The tribunal should have been about the breach of the women’s human rights in having to share facilities where they were undressing with a male person. In any just world, anyway.

I see the women as the victims here, even the ones who left the note/had those conversations. They were trying to fight back against the abuse being perpetrated by this male person and the NHS trust that allowed the male person into the women’s changing/shower area.

Obviously the comments were insulting and offensive, and none of it was language I myself would use, but do women really have any obligation to be respectful and courteous toward a male person who is abusing them? This is heading back to the notion that a female victim of rape should be obliged to refer to her rapist as “she” if the rapist identifies as a woman.

This is one reason why women find it so hard to say no. We are punished and penalised when we do. We are made out to be the wrongdoers.

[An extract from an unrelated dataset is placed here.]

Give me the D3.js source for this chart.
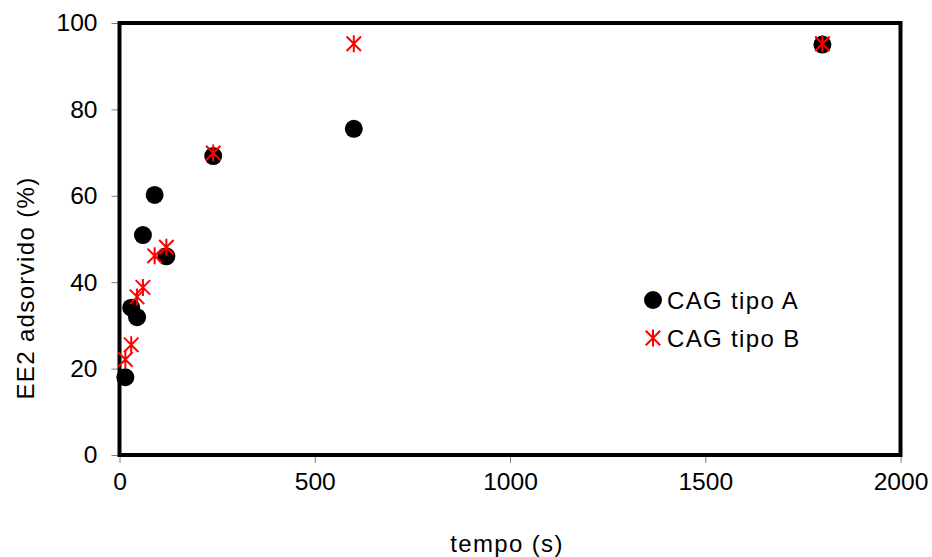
<!DOCTYPE html>
<html>
<head>
<meta charset="utf-8">
<script src="https://cdn.jsdelivr.net/npm/d3@7"></script>
<style>
body{margin:0;background:#fff;}
text{font-family:"Liberation Sans",Arial,sans-serif;fill:#000;}
.lbl{font-size:24px;letter-spacing:1.35px;}
</style>
</head>
<body>
<script>
// data
var tempo = [15, 30, 45, 60, 90, 120, 240, 600, 1800];
var tipoA = [18.0, 34.1, 31.9, 50.9, 60.2, 46.0, 69.2, 75.5, 95.0];
var tipoB = [22.1, 25.5, 36.6, 38.8, 46.1, 48.1, 69.9, 95.2, 95.2];
var xTicks = [0, 500, 1000, 1500, 2000];
var yTicks = [0, 20, 40, 60, 80, 100];
var series = [
	{name: "CAG tipo A", vals: tipoA, mark: "circle"},
	{name: "CAG tipo B", vals: tipoB, mark: "star"}
];

var svgwidth = 932, svgheight = 557;
var plot = {left: 119.5, right: 900.5, top: 23, bottom: 455};

var svg = d3.select("body").append("svg")
	.attr("width", svgwidth)
	.attr("height", svgheight);

var x = d3.scaleLinear().domain([0, 2000]).range([plot.left, plot.right]);
var y = d3.scaleLinear().domain([0, 100]).range([plot.bottom, plot.top]);

// axes: thin grey ticks outside, labels
var xAxis = svg.append("g")
	.attr("transform", "translate(0," + plot.bottom + ")")
	.call(d3.axisBottom(x).tickValues(xTicks).tickSize(8).tickPadding(10).tickFormat(d3.format("d")));
var yAxis = svg.append("g")
	.attr("transform", "translate(" + plot.left + ",0)")
	.call(d3.axisLeft(y).tickValues(yTicks).tickSize(8).tickPadding(14).tickFormat(d3.format("d")));

[xAxis, yAxis].forEach(function(a){
	a.select(".domain").remove();
	a.selectAll(".tick line").attr("stroke", "#808080").attr("stroke-width", 1);
	a.selectAll(".tick text").style("font-size", "24.6px").style("font-family", "Liberation Sans, Arial, sans-serif").attr("fill", "#000");
});

// thick frame
svg.append("rect")
	.attr("x", plot.left)
	.attr("y", plot.top)
	.attr("width", plot.right - plot.left)
	.attr("height", plot.bottom - plot.top)
	.attr("fill", "none")
	.attr("stroke", "#000")
	.attr("stroke-width", 4);

function starPath(r) {
	var d = r * 0.85;
	return "M0," + (-r) + "L0," + r +
		"M" + (-d) + "," + (-d) + "L" + d + "," + d +
		"M" + (-d) + "," + d + "L" + d + "," + (-d);
}

function drawMark(g, kind) {
	if (kind == "circle") {
		g.append("circle").attr("r", 9).attr("fill", "#000");
	} else {
		g.append("path").attr("d", starPath(8.5))
			.attr("stroke", "#ff0000").attr("stroke-width", 2).attr("fill", "none");
	}
}

series.forEach(function(s){
	var pts = svg.append("g").selectAll("g")
		.data(tempo.map(function(t, i){ return [t, s.vals[i]]; }))
		.enter().append("g")
		.attr("transform", function(d){ return "translate(" + x(d[0]) + "," + y(d[1]) + ")"; });
	pts.each(function(){ drawMark(d3.select(this), s.mark); });
});

// legend
var legend = svg.append("g").attr("transform", "translate(653,300)");
series.forEach(function(s, i){
	var row = legend.append("g").attr("transform", "translate(0," + (i * 38) + ")");
	drawMark(row, s.mark);
	row.append("text")
		.attr("class", "lbl")
		.attr("x", 14)
		.attr("y", 8.5)
		.text(s.name);
});

// axis titles
svg.append("text")
	.attr("class", "lbl")
	.attr("x", 507)
	.attr("y", 552)
	.attr("text-anchor", "middle")
	.text("tempo (s)");

svg.append("text")
	.attr("class", "lbl")
	.attr("transform", "translate(34,288) rotate(-90)")
	.attr("text-anchor", "middle")
	.text("EE2 adsorvido (%)");
</script>
</body>
</html>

Is it not normal for women to use extremely insulting language about men who have hurt or abused them in some way? Women routinely call men knobheads, pricks, dicks, wankers, wankstains, arsewipes and much more here on this very site.

This male person made a choice to violate the women’s boundaries. Any non-trans male person who made a choice to violate women’s boundaries would be fair game for any amount of abusive epithets. And no one (but MRAs) would really have a problem with it.

The ET judge used the wrong comparator, as many have already said, and should have measured the response against the response any other male person would have faced in that situation. What she did is very, very worrying, and smacks of the same old regulatory capture we’ve seen so much of.

Deeply disturbing that this will very probably have given the green light to I don’t know how many other male people who want free access to women only spaces, and who could want that access for all sorts of reasons, not just if they identify as trans.

Whether this person was intending to cause distress with this exhibitionism or was just seeking the validation of being in with the women, the impact on the women is the same: this is abusive behaviour - the women here were the victims of a sex offence - and we really, really need to start naming it as such.

"I see the women as the victims here, even the ones who left the note/had those conversations."

Says a lot that you consider a known bully a victim in this situation.